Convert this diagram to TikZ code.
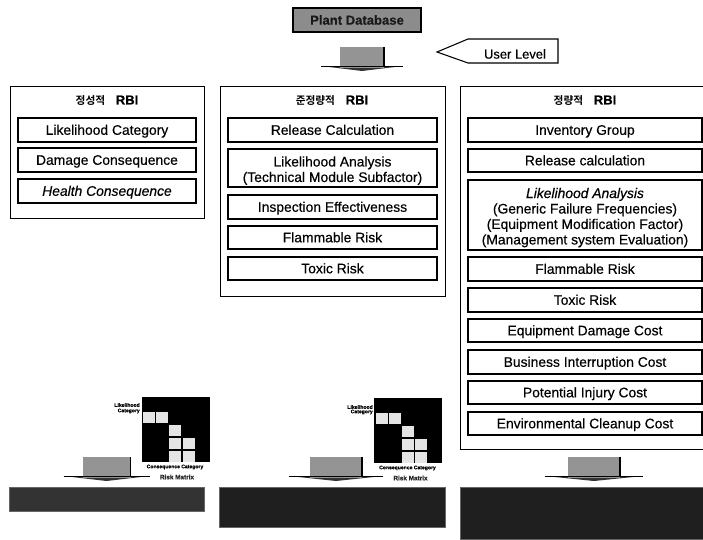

* * *

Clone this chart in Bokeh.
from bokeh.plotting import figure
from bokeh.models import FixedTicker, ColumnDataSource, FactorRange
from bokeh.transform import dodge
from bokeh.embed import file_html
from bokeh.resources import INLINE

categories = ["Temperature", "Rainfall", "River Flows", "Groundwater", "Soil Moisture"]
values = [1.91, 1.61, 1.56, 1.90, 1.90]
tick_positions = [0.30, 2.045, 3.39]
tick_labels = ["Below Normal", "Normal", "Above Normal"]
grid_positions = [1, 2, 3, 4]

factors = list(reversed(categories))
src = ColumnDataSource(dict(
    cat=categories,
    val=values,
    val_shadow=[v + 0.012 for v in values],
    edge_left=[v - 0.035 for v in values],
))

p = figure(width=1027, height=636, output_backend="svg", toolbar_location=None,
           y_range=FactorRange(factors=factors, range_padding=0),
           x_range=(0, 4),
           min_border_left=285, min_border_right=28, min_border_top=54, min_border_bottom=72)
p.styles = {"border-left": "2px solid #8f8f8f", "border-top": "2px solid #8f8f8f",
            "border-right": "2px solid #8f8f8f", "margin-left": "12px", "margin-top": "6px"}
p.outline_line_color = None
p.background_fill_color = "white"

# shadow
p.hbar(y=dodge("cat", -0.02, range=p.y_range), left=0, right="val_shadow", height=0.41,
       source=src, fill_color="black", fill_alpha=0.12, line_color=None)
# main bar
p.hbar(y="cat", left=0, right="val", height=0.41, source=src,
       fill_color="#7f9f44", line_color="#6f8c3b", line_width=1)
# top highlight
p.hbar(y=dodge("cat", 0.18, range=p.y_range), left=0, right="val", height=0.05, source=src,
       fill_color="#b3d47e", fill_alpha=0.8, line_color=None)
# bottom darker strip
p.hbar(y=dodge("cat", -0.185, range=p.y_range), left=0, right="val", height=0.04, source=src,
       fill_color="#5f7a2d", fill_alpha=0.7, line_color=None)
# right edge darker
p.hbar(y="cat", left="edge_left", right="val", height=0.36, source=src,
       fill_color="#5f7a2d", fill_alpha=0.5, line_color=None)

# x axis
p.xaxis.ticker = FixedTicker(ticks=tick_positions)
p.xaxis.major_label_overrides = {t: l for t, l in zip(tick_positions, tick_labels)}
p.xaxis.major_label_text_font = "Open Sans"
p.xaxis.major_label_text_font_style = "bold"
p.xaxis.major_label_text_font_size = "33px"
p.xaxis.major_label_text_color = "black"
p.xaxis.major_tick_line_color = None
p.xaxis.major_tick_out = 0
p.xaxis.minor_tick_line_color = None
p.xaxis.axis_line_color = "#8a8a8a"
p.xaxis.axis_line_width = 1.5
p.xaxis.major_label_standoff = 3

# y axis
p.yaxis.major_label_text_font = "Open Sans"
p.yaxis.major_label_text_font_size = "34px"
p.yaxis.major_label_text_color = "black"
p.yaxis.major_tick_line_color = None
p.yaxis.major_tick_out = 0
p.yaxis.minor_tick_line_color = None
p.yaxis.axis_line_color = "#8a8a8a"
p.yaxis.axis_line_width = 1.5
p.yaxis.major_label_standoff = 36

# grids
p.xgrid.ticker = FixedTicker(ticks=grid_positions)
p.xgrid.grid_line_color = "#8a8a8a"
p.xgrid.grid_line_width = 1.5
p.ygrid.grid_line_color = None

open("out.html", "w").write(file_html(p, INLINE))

### Aim of the exercise
Each line from the one bearing "Clone this chart in Bokeh." through the one bearing "grid_positions = [1, 2, 3, 4]" is to be duplicated without change; all remaining lines are to be left out.

### Result of this task
Clone this chart in Bokeh.
from bokeh.plotting import figure
from bokeh.models import FixedTicker, ColumnDataSource, FactorRange
from bokeh.transform import dodge
from bokeh.embed import file_html
from bokeh.resources import INLINE

categories = ["Temperature", "Rainfall", "River Flows", "Groundwater", "Soil Moisture"]
values = [1.91, 1.61, 1.56, 1.90, 1.90]
tick_positions = [0.30, 2.045, 3.39]
tick_labels = ["Below Normal", "Normal", "Above Normal"]
grid_positions = [1, 2, 3, 4]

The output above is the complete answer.